The request
Take the lines from the one with "Write the React, TypeScript" through the one with "import * as", both ends kept, and reproduce them exactly without the pictures.

(Rows from a dataset of charts and code)
--

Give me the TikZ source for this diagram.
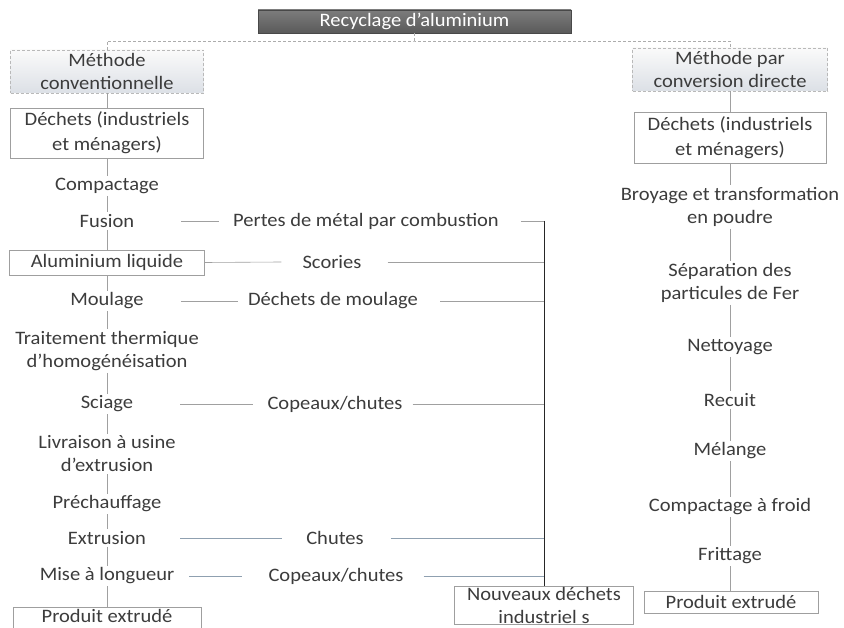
\documentclass[tikz,border=0pt]{standalone}
\usepackage{fontspec}
\setmainfont{Carlito}[FakeStretch=1.08]
\definecolor{txt}{HTML}{3C3C3C}
\definecolor{ln}{HTML}{A0A0A0}
\definecolor{lnb}{HTML}{8FA0B0}
\definecolor{ttop}{HTML}{7C7C7C}
\definecolor{tbot}{HTML}{5A5A5A}
\definecolor{htop}{HTML}{FAFAFA}
\definecolor{hbot}{HTML}{DCE0E6}
\begin{document}
\begin{tikzpicture}[x=1pt,y=-1pt,
  every node/.style={font=\fontsize{19}{23}\selectfont, text=txt},
  lbl/.style={inner sep=2pt, align=center},
  box/.style={draw=gray!75, line width=0.6pt, align=center, inner sep=0pt},
  boxline/.style={draw=gray!75, line width=0.6pt},
  hdr/.style={box, draw=gray!55, densely dashed, top color=htop, bottom color=hbot},
  ttl/.style={draw=tbot!80!black, line width=0.6pt, top color=ttop, bottom color=tbot, text=white, inner sep=0pt},
  link/.style={draw=ln, line width=0.6pt},
  blink/.style={draw=lnb, line width=0.6pt},
  topl/.style={draw=gray!65, line width=0.6pt, densely dashed},
  busl/.style={draw=gray!30!black, line width=0.7pt}]
\useasboundingbox[fill=white] (0,0) rectangle (844,628);

% title
\node[ttl, minimum width=313pt, minimum height=23pt] (title) at (414.5,21.5) {Recyclage d’aluminium};
\coordinate (bus) at (414.5,41);

% left column
\node[hdr, minimum width=193pt, minimum height=43pt] (m1) at (107,71.5) {Méthode\\conventionnelle};
\node[box, minimum width=193pt, minimum height=50pt] (d1) at (107,133) {Déchets (industriels\\[2pt]et ménagers)};
\node[lbl] (comp) at (107,186) {Compactage};
\node[lbl] (fus) at (107,221) {Fusion};
\node[box, minimum width=195pt, minimum height=25pt] (alu) at (107,262.5) {Aluminium liquide};
\node[lbl] (moul) at (107,301) {Moulage};
\node[lbl] (trait) at (107,351) {Traitement thermique\\d’homogénéisation};
\node[lbl] (sci) at (107,404) {Sciage};
\node[lbl] (livr) at (107,454) {Livraison à usine\\d’extrusion};
\node[lbl] (prech) at (107,504) {Préchauffage};
\node[lbl] (extr) at (107,538) {Extrusion};
\node[lbl] (mise) at (107,576) {Mise à longueur};
\node[inner sep=0pt] (prod1) at (107,616) {Produit extrudé};
\coordinate (p1top) at ([yshift=9pt]prod1.center);
\draw[boxline] ([xshift=-94pt,yshift=-19pt]prod1.center) |- ([xshift=94pt,yshift=9pt]prod1.center) -- ++(0,28);

% right column
\node[hdr, minimum width=195pt, minimum height=43pt] (m2) at (730,69.5) {Méthode par\\conversion directe};
\node[box, minimum width=192pt, minimum height=51pt] (d2) at (730,137.5) {Déchets (industriels\\[2pt]et ménagers)};
\node[lbl] (broy) at (730,207) {Broyage et transformation\\en poudre};
\node[lbl] (sep) at (730,283) {Séparation des\\particules de Fer};
\node[lbl] (net) at (730,347) {Nettoyage};
\node[lbl] (rec) at (730,400) {Recuit};
\node[lbl] (mel) at (730,451) {Mélange};
\node[lbl] (cf) at (730,507) {Compactage à froid};
\node[lbl] (fri) at (730,556) {Frittage};
\node[box, minimum width=174pt, minimum height=22pt] (prod2) at (731,602) {Produit extrudé};

% losses column
\node[lbl] (pertes) at (366,221) {Pertes de métal par combustion};
\node[lbl] (scor) at (332,262) {Scories};
\node[lbl] (dmoul) at (333,301) {Déchets de moulage};
\node[lbl] (cop1) at (335,404) {Copeaux/chutes};
\node[lbl] (chut) at (335,538) {Chutes};
\node[lbl] (cop2) at (336,576) {Copeaux/chutes};
\node[box, minimum width=179pt, minimum height=38pt] (nouv) at (544,605) {Nouveaux déchets\\industriel s};

% top connectors
\draw[topl] (title.south) -- (bus);
\draw[topl] (m1.north) |- (bus) -| (m2.north);

% vertical chains
\foreach \a/\b in {m1/d1,d1/comp,comp/fus,fus/alu,alu/moul,moul/trait,trait/sci,sci/livr,livr/prech,prech/extr,extr/mise,
                   m2/d2,d2/broy,broy/sep,sep/net,net/rec,rec/mel,mel/cf,cf/fri}
  \draw[link] (\a.south) -- (\b.north);
\draw[link] (mise.south) -- (mise.south |- p1top);
\draw[link] (fri.south) -- (fri.south |- prod2.north);

% loss connectors
\draw[link] ([xshift=45pt]fus.east) -- ([xshift=-12pt]pertes.west);
\draw[link] ([xshift=20pt]pertes.east) -- (pertes.east -| nouv.north);
\draw[link] (alu.east) -- ([xshift=-19pt]scor.west);
\draw[link] ([xshift=24pt]scor.east) -- (scor.east -| nouv.north);
\draw[link] ([xshift=35pt]moul.east) -- ([xshift=-8pt]dmoul.west);
\draw[link] ([xshift=20pt]dmoul.east) -- (dmoul.east -| nouv.north);
\draw[link] ([xshift=45pt]sci.east) -- ([xshift=-12pt]cop1.west);
\draw[link] ([xshift=8pt]cop1.east) -- (cop1.east -| nouv.north);
\draw[blink] ([xshift=32pt]extr.east) -- ([xshift=-22pt]chut.west);
\draw[blink] ([xshift=25pt]chut.east) -- (chut.east -| nouv.north);
\draw[blink] ([xshift=13pt]mise.east) -- ([xshift=-24pt]cop2.west);
\draw[blink] ([xshift=18pt]cop2.east) -- (cop2.east -| nouv.north);
\draw[busl] (pertes.east -| nouv.north) -- (nouv.north);
\end{tikzpicture}
\end{document}
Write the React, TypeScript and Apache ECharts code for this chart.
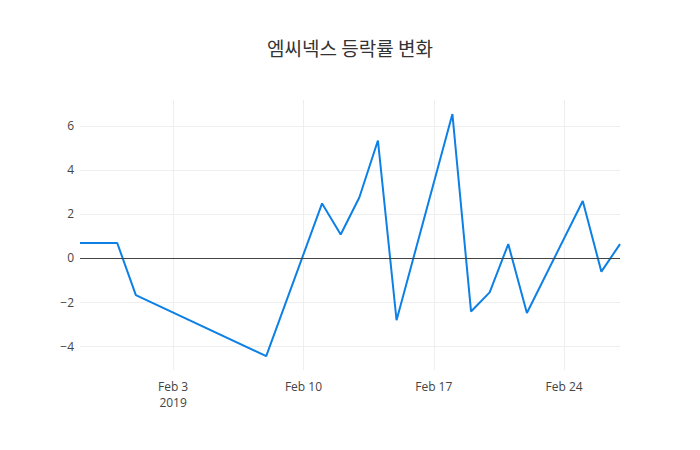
import React, { useEffect, useRef } from "react";
import * as echarts from "echarts";

const dates = [
  "2019-01-29", "2019-01-31", "2019-02-01", "2019-02-08", "2019-02-11",
  "2019-02-12", "2019-02-13", "2019-02-14", "2019-02-15", "2019-02-18",
  "2019-02-19", "2019-02-20", "2019-02-21", "2019-02-22", "2019-02-25",
  "2019-02-26", "2019-02-27",
];
const changes = [
  0.68, 0.68, -1.69, -4.46, 2.48,
  1.07, 2.75, 5.34, -2.83, 6.54,
  -2.43, -1.56, 0.63, -2.5, 2.59,
  -0.62, 0.63,
];
const xTickDates = ["2019-02-03", "2019-02-10", "2019-02-17", "2019-02-24"];
const yTicks = [-4, -2, 0, 2, 4, 6];
const titleText = "엠씨넥스 등락률 변화";

const ts = (d: string) => Date.UTC(+d.slice(0, 4), +d.slice(5, 7) - 1, +d.slice(8, 10));
const monthNames = ["Jan", "Feb", "Mar", "Apr", "May", "Jun", "Jul", "Aug", "Sep", "Oct", "Nov", "Dec"];

export default function App() {
  const ref = useRef<HTMLDivElement>(null);
  useEffect(() => {
    document.body.style.margin = "0";
    if (!ref.current) return;
    const chart = echarts.init(ref.current, null, { renderer: "svg" });
    const xTicks = xTickDates.map(ts);
    const font = '"Open Sans", "Noto Sans", sans-serif';
    chart.setOption({
      animation: false,
      backgroundColor: "#fff",
      title: {
        text: titleText,
        left: "center",
        top: 33,
        textStyle: {
          fontFamily: '"Noto Sans CJK KR", "Open Sans", sans-serif',
          fontSize: 19,
          fontWeight: "normal",
          color: "#333",
        },
      },
      grid: { left: 80, right: 80, top: 100, bottom: 80, containLabel: false },
      xAxis: {
        type: "value",
        min: ts("2019-01-29"),
        max: ts("2019-02-27"),
        axisLine: { show: false },
        axisTick: { show: false, customValues: xTicks },
        axisLabel: {
          customValues: xTicks,
          color: "#444",
          fontSize: 12,
          fontFamily: font,
          margin: 8,
          lineHeight: 16,
          formatter: (v: number) => {
            const d = new Date(v);
            const s = monthNames[d.getUTCMonth()] + " " + d.getUTCDate();
            return v === xTicks[0] ? s + "\n" + d.getUTCFullYear() : s;
          },
        },
        splitLine: { show: true, lineStyle: { color: "#eee", width: 1 } },
      },
      yAxis: {
        type: "value",
        min: -5.09,
        max: 7.18,
        axisLine: { show: false },
        axisTick: { show: false, customValues: yTicks },
        axisLabel: {
          customValues: yTicks,
          color: "#444",
          fontSize: 12,
          fontFamily: font,
          margin: 6,
          formatter: (v: number) => (v < 0 ? "\u2212" + Math.abs(v) : String(v)),
        },
        splitLine: { show: true, lineStyle: { color: "#eee", width: 1 } },
      },
      series: [
        {
          type: "line",
          data: dates.map((d, i) => [ts(d), changes[i]]),
          showSymbol: false,
          symbol: "none",
          lineStyle: { color: "#0d80e6", width: 2 },
          itemStyle: { color: "#0d80e6" },
          markLine: {
            silent: true,
            symbol: "none",
            label: { show: false },
            lineStyle: { color: "#444", width: 1, type: "solid" },
            data: [{ yAxis: 0 }],
          },
          z: 3,
        },
      ],
    });
    return () => chart.dispose();
  }, []);
  return <div ref={ref} style={{ width: 700, height: 450 }} />;
}
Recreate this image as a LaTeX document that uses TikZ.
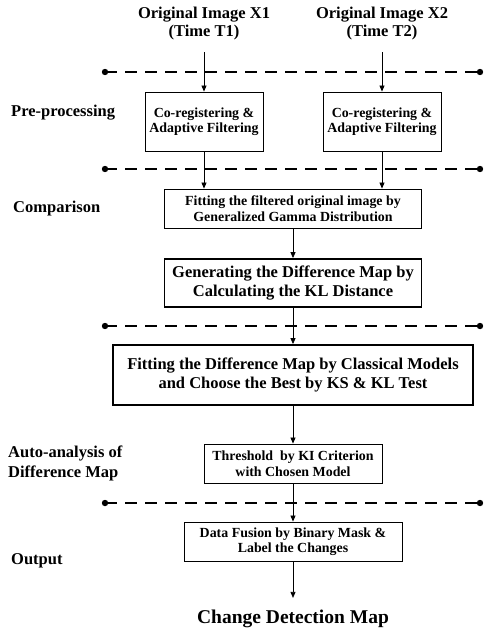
\documentclass[tikz,border=0pt]{standalone}
\usepackage{fontspec}
\setmainfont{Liberation Serif}
\usetikzlibrary{arrows.meta,positioning,calc}

\begin{document}
\begin{tikzpicture}[
  x=1pt, y=-1pt,
  box/.style={draw, line width=0.9pt, align=center, inner sep=0pt, font=\fontsize{13.9}{15.5}\selectfont\bfseries},
  bigbox/.style={draw, line width=1.8pt, align=center, inner sep=0pt, font=\fontsize{16.5}{19.5}\selectfont\bfseries},
  stage/.style={anchor=west, align=left, inner sep=0pt, font=\fontsize{16.5}{20}\selectfont\bfseries},
  title/.style={align=center, inner sep=0pt, font=\fontsize{16.5}{18}\selectfont\bfseries},
  arr/.style={-{Triangle[length=6pt,width=5pt]}, line width=0.8pt},
  sep/.style={dash pattern=on 12pt off 8pt, line width=1.3pt}
]
\useasboundingbox (0,0) rectangle (483,633);

% inputs
\node[title] (img1) at (204,24) {Original Image X1\\(Time T1)};
\node[title] (img2) at (382,24) {Original Image X2\\(Time T2)};

% processing chain
\node[box, minimum width=118pt, minimum height=59pt] (pre1) at (204,121.5) {Co-registering \&\\Adaptive Filtering};
\node[box, minimum width=118pt, minimum height=59pt] (pre2) at (382,121.5) {Co-registering \&\\Adaptive Filtering};
\node[box, minimum width=257pt, minimum height=39pt] (gamma) at (293,208.5) {Fitting the filtered original image by\\Generalized Gamma Distribution};
\node[bigbox, minimum width=257pt, minimum height=48pt] (kl) at (293,283) {Generating the Difference Map by\\Calculating the KL Distance};
\node[bigbox, minimum width=360pt, minimum height=60pt] (fit) at (293,375) {Fitting the Difference Map by Classical Models\\and Choose the Best by KS \& KL Test};
\node[box, minimum width=178pt, minimum height=39pt] (ki) at (293,463.5) {Threshold\ \ by KI Criterion\\with Chosen Model};
\node[box, minimum width=218pt, minimum height=39pt] (fusion) at (293,541.5) {Data Fusion by Binary Mask \&\\Label the Changes};
\node[title, font=\fontsize{19.5}{22}\selectfont\bfseries] (cdm) at (293,619) {Change Detection Map};

% stage labels
\node[stage] (lpre) at (11,113) {Pre-processing};
\node[stage] (lcmp) at (13,209) {Comparison};
\node[stage] (lauto) at (8,463) {Auto-analysis of\\Difference Map};
\node[stage] (lout) at (11,561) {Output};

% stage separators
\foreach \y [count=\i] in {72,169,326,503} {
  \coordinate (sepL\i) at (105,\y);
  \coordinate (sepR\i) at (480,\y);
  \draw[sep] (sepL\i) -- (sepR\i);
  \fill (sepL\i) circle (3.2pt) (sepR\i) circle (3.2pt);
}

% flow
\draw[arr, shorten <=11.5pt] (img1.south) -- (pre1.north);
\draw[arr, shorten <=11.5pt] (img2.south) -- (pre2.north);
\draw[arr] (pre1.south) -- (pre1.south |- gamma.north);
\draw[arr] (pre2.south) -- (pre2.south |- gamma.north);
\foreach \a/\b in {gamma/kl, kl/fit, fit/ki, ki/fusion}
  \draw[arr] (\a.south) -- (\b.north);
\draw[arr, shorten >=12pt] (fusion.south) -- (cdm.north);
\end{tikzpicture}
\end{document}
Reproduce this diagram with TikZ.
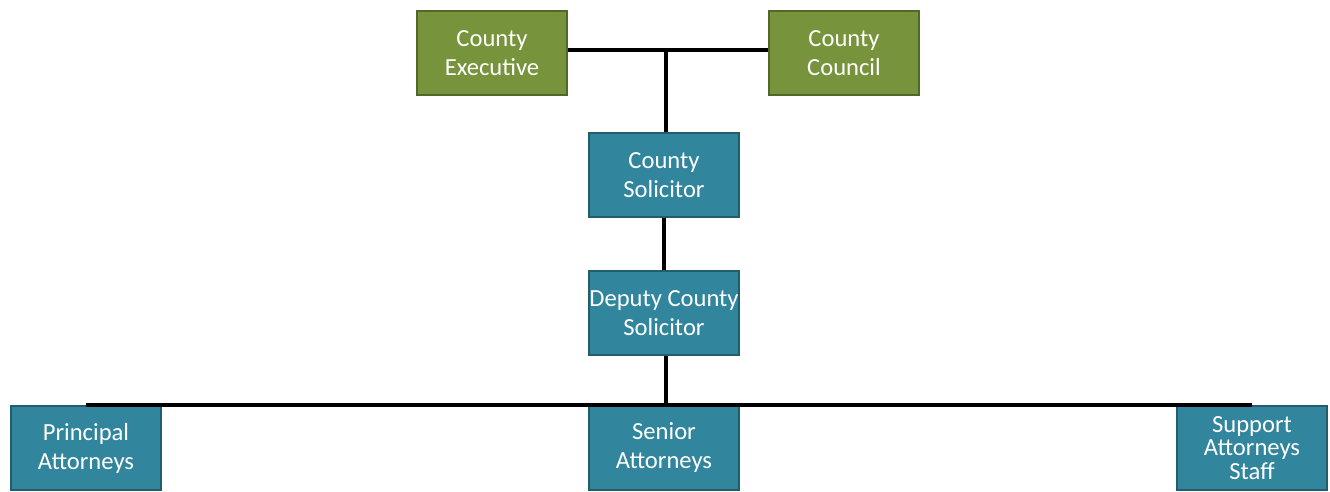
\documentclass[tikz,border=0pt]{standalone}
\usepackage{fontspec}
\setmainfont{Carlito}
\usepackage{xcolor}
\usetikzlibrary{positioning}
\definecolor{boxgreen}{RGB}{119,147,60}
\definecolor{boxblue}{RGB}{49,133,156}

\begin{document}
\begin{tikzpicture}[x=0.02cm,y=-0.02cm,font=\fontsize{14}{16.5}\selectfont,
    office/.style={draw=#1!70!black,line width=1.2pt,fill=#1,text=white,
      minimum width=3.0cm,minimum height=1.68cm,align=center,inner xsep=0pt,inner ysep=1pt},
    link/.style={line width=2pt}]
  % page frame, same size as the reference (1330 x 492 px)
  \useasboundingbox (0,0) rectangle (1330,492);
  % top level
  \node[office=boxgreen] (exec) at (492,53) {County\\Executive};
  \node[office=boxgreen] (council) at (844,53) {County\\Council};
  % solicitors
  \node[office=boxblue] (sol) at (664,175) {County\\Solicitor};
  \node[office=boxblue] (dep) at (664,313) {Deputy County\\Solicitor};
  % attorneys
  \node[office=boxblue] (princ) at (86,448) {Principal\\Attorneys};
  \node[office=boxblue] (senior) at (664,448) {Senior\\Attorneys};
  \node[office=boxblue,font=\fontsize{14}{13.5}\selectfont] (support) at (1252,448) {Support\\Attorneys\\Staff};
  % connectors
  \coordinate (top) at (666,50);
  \coordinate (bar) at (666,405);
  \draw[link] (exec.east |- top) -- (council.west |- top);
  \draw[link] (top) -- (top |- sol.north);
  \draw[link] (sol) -- (dep);
  \draw[link] (dep.south -| bar) -- (bar);
  \draw[link] (princ.center |- bar) -- (support.center |- bar);
\end{tikzpicture}
\end{document}
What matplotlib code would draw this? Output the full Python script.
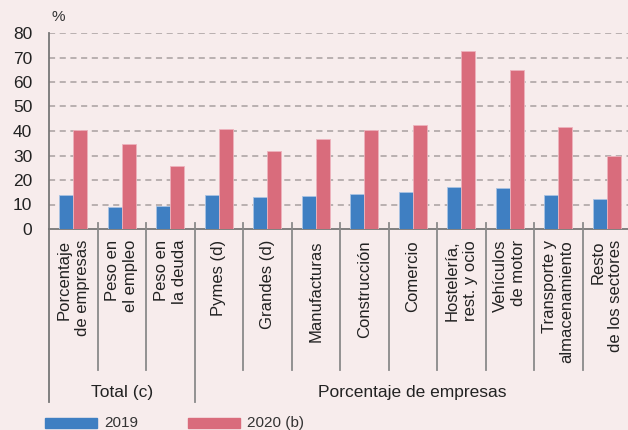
import matplotlib
matplotlib.use("Agg")
import matplotlib.pyplot as plt
import numpy as np
from matplotlib.patches import Rectangle
from matplotlib.lines import Line2D

categories = ["Porcentaje\nde empresas", "Peso en\nel empleo", "Peso en\nla deuda",
              "Pymes (d)", "Grandes (d)", "Manufacturas", "Construcción", "Comercio",
              "Hostelería,\nrest. y ocio", "Vehículos\nde motor", "Transporte y\nalmacenamiento",
              "Resto\nde los sectores"]
v2019 = [14.0, 9.1, 9.4, 13.9, 13.1, 13.6, 14.4, 14.9, 17.2, 16.9, 13.9, 12.4]
v2020 = [40.6, 34.6, 25.6, 40.7, 31.7, 36.8, 40.6, 42.4, 72.5, 64.7, 41.6, 30.0]
groups = ["Total (c)", "Porcentaje de empresas"]
group_sizes = [3, 9]
series_names = ["2019", "2020 (b)"]
yticks = [0, 10, 20, 30, 40, 50, 60, 70, 80]

BG = "#f7ecec"
BLUE = "#3f7fc2"
RED = "#d96c7c"
W, H = 628, 430
plt.rcParams['font.family'] = ['Liberation Sans', 'DejaVu Sans']

fig = plt.figure(figsize=(W/100, H/100), dpi=100, facecolor=BG)
x0, x1 = 49, 631
y0, y1 = 229, 33
ax = fig.add_axes([x0/W, 1 - y0/H, (x1-x0)/W, (y0-y1)/H])
ax.set_facecolor(BG)

n = len(categories)
x = np.arange(n)
bw = 0.285
ax.bar(x - bw/2, v2019, bw, color=BLUE, edgecolor="#a9c3e3", linewidth=0.6, zorder=3)
ax.bar(x + bw/2, v2020, bw, color=RED, edgecolor="#edb3bd", linewidth=0.6, zorder=3)
ax.set_xlim(-0.5, n - 0.5)
ax.set_ylim(0, 80)
ax.set_yticks(yticks)
ax.set_yticklabels([str(t) for t in yticks], fontsize=12.5, color="#222222")
ax.tick_params(axis='y', length=0, pad=12)
ax.set_xticks([])
for t in yticks[1:]:
    ax.axhline(t, color="#a8a0a0", linestyle=(0, (4, 3)), linewidth=1.1, zorder=1)
for s in ["top", "right"]:
    ax.spines[s].set_visible(False)
ax.spines["left"].set_color("#777777")
ax.spines["left"].set_linewidth(1.3)
ax.spines["bottom"].set_color("#777777")
ax.spines["bottom"].set_linewidth(1.3)

fig.text(51/W, 1 - 17/H, "%", fontsize=11, color="#333333", ha="left", va="center")

# category labels
px_per_cat = (x1 - x0) / n
for i, lab in enumerate(categories):
    cx = x0 + px_per_cat * (i + 0.5)
    fig.text(cx / W, 1 - 240/H, lab, rotation=90, ha="center", va="top",
             fontsize=12, color="#222222", multialignment="right", linespacing=1.25)

# separators
boundaries = np.cumsum(group_sizes)
for i in range(1, n):
    xp = x0 + px_per_cat * i
    long = i in boundaries
    ybot = 402 if long else 370
    fig.add_artist(Line2D([xp / W, xp / W], [1 - 223/H, 1 - ybot/H],
                          color="#8a8a8a", linewidth=1.3))
fig.add_artist(Line2D([x0 / W, x0 / W], [1 - 229/H, 1 - 402/H], color="#777777", linewidth=1.3))

# group labels
start = 0
for g, sz in zip(groups, group_sizes):
    cx = x0 + px_per_cat * (start + sz / 2)
    fig.text(cx / W, 1 - 392/H, g, ha="center", va="center", fontsize=12.5, color="#222222")
    start += sz

# legend
for (lx, name, col) in [(45, series_names[0], BLUE), (188, series_names[1], RED)]:
    fig.add_artist(Rectangle((lx / W, 1 - 428/H), 52 / W, 10 / H, color=col,
                             transform=fig.transFigure))
    fig.text((lx + 59) / W, 1 - 423/H, name, ha="left", va="center", fontsize=11, color="#333333")

fig.savefig("out.png", dpi=100, facecolor=BG)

--

Result for this task
Write the React, TypeScript and Apache ECharts code for this chart.
import React, { useEffect, useRef } from "react";
import * as echarts from "echarts";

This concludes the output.